Risk & Compliance

Report Faults FAA Oversight of Regional Airlines

An internal investigation finds FAA inspectors are not using tools to detect financial risk at carriers effectively.
Matthew HellerJanuary 2, 2018

The Federal Aviation Administration’s tools for detecting financial risk at regional air carriers are inadequate and inspectors do not use them effectively due to a lack of financial knowledge, an internal investigation has found.

Congress had asked the the Transportation Department’s inspector general to assess the FAA’s ability to respond to the rapid growth of regional airlines, which now account for more than 40% of all commercial flights.

In its report, the inspector general gave the agency poor marks, finding that its “process for identifying periods of transition and growth at regional air carriers is ineffective in key areas.”
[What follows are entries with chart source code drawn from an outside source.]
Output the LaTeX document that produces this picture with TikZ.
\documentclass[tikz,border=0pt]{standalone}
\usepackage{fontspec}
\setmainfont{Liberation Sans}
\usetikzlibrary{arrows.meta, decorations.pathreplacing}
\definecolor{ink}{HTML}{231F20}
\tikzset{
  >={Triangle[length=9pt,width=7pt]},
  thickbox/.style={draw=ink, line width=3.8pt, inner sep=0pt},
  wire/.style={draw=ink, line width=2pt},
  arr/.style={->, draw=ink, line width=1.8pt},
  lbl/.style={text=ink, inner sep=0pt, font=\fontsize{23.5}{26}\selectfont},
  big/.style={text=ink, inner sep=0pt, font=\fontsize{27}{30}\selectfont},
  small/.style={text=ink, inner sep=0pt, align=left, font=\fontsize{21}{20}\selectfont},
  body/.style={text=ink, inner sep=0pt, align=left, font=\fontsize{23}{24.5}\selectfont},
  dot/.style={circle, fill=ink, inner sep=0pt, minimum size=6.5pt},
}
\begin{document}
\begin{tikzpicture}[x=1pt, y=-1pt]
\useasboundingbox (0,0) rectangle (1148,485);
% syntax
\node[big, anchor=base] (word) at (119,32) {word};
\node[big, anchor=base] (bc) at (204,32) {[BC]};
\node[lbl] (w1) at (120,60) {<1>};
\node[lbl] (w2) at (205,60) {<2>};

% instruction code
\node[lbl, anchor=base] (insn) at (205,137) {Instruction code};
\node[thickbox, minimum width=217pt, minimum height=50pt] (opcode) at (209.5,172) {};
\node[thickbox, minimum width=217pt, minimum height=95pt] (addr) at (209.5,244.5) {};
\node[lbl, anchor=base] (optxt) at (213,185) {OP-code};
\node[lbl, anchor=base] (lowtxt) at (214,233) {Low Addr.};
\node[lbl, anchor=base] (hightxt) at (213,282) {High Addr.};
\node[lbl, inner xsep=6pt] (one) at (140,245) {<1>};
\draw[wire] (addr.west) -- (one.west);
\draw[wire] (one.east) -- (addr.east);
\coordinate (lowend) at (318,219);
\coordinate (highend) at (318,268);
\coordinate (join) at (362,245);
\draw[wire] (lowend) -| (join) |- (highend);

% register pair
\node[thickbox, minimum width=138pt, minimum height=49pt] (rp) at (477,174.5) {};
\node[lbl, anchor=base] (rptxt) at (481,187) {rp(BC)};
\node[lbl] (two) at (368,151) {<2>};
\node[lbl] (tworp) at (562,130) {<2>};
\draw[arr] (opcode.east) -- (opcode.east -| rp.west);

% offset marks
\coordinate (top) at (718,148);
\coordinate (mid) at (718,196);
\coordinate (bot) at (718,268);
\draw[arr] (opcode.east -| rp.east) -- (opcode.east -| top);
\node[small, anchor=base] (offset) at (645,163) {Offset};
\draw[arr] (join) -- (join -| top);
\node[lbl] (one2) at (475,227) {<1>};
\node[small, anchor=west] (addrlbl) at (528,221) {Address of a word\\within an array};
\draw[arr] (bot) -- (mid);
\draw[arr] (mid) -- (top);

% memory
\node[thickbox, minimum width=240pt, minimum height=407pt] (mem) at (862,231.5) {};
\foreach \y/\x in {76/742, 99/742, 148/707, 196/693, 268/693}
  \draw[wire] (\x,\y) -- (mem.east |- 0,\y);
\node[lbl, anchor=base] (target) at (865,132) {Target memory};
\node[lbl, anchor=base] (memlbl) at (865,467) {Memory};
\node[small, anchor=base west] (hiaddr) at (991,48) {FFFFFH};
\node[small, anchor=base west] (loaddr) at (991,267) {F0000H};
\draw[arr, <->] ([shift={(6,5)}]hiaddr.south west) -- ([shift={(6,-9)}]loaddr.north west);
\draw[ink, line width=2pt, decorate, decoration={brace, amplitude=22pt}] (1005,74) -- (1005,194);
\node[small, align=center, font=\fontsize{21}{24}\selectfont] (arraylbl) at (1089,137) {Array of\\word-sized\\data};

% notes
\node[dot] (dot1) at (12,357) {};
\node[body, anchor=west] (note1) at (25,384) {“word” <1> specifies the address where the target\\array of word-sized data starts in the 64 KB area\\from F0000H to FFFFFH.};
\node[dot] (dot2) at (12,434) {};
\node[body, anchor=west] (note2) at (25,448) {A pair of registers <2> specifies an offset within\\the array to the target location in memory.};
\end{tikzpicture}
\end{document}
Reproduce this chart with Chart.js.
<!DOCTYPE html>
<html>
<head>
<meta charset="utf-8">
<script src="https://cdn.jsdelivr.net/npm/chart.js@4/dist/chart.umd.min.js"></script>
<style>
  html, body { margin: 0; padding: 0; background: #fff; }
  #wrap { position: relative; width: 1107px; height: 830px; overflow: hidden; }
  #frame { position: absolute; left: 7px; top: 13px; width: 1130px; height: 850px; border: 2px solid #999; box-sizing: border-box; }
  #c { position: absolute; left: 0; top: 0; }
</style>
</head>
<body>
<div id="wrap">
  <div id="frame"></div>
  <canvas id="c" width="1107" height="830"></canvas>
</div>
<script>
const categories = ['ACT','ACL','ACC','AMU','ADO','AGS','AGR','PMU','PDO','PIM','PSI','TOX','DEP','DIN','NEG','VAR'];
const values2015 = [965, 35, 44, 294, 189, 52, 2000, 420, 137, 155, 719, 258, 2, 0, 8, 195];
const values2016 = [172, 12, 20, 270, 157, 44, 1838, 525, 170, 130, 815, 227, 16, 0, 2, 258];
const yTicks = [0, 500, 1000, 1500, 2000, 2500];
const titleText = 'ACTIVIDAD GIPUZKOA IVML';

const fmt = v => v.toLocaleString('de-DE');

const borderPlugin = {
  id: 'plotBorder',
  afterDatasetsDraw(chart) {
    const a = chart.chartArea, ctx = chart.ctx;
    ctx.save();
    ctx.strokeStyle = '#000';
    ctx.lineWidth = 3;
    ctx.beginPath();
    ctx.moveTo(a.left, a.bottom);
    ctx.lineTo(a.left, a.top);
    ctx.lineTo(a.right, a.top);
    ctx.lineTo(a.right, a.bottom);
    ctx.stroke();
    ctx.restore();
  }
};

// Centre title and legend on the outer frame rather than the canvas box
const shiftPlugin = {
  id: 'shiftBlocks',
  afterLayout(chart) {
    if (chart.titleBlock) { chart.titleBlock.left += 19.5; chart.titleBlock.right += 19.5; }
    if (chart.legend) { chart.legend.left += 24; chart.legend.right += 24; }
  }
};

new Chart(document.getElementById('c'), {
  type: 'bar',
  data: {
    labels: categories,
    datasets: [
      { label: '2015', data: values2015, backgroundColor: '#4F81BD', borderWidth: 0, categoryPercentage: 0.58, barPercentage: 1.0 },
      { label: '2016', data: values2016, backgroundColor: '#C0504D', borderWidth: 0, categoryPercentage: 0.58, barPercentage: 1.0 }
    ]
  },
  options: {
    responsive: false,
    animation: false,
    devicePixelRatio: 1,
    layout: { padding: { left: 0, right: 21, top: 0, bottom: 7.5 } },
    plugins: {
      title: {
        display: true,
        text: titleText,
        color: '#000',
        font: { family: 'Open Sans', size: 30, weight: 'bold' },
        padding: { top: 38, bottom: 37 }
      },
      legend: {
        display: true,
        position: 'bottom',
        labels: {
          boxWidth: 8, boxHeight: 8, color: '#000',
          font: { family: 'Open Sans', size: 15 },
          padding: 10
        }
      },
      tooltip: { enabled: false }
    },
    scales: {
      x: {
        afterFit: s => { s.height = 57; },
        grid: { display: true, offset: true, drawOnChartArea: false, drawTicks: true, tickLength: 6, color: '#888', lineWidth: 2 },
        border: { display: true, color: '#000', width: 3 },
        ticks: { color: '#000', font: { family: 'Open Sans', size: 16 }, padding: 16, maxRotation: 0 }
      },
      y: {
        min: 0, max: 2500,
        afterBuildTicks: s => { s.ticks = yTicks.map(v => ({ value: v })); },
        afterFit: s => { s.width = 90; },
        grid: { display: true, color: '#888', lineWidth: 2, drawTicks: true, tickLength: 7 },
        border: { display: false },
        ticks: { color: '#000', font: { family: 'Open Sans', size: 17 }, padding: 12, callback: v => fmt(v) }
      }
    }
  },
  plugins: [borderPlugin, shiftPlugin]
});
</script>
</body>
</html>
“FAA’s tools to evaluate air carrier risk are confusing and subjective, and limit the agency’s ability to be proactive and weight specific risks,” the report said. “Furthermore, inspectors are hesitant to use the tool designed to detect potential financial problems because they do not have the knowledge or information they need to evaluate carriers’ financial conditions.”

The FAA requires inspectors to use its Financial Condition Assessment Decision Aid to evaluate the degree of financial distress being experienced by an airline.

But according to the report, inspectors did not recognize the multiple indicators of financial distress at Republic Airways before it filed for bankruptcy last year. While they were aware of such indicators as a drastic decline in Republic’s share price and a decrease in scheduled flights due to a pilot shortage, “they did not believe they posed an increased risk at the carrier,” the IG found.

Moreover, not only did inspectors fail to identify the possibility that Republic was in financial distress but, after the bankruptcy filing, they did not make dramatic changes to their surveillance of the carrier because they did not believe the bankruptcy posed any increased risks to safety.

“FAA faces a challenge in overseeing regional airlines due to the highly competitive and dynamic nature of the industry, the magnitude of changes that regional carriers are making, and the rapid pace at which those changes occur,” the report concluded.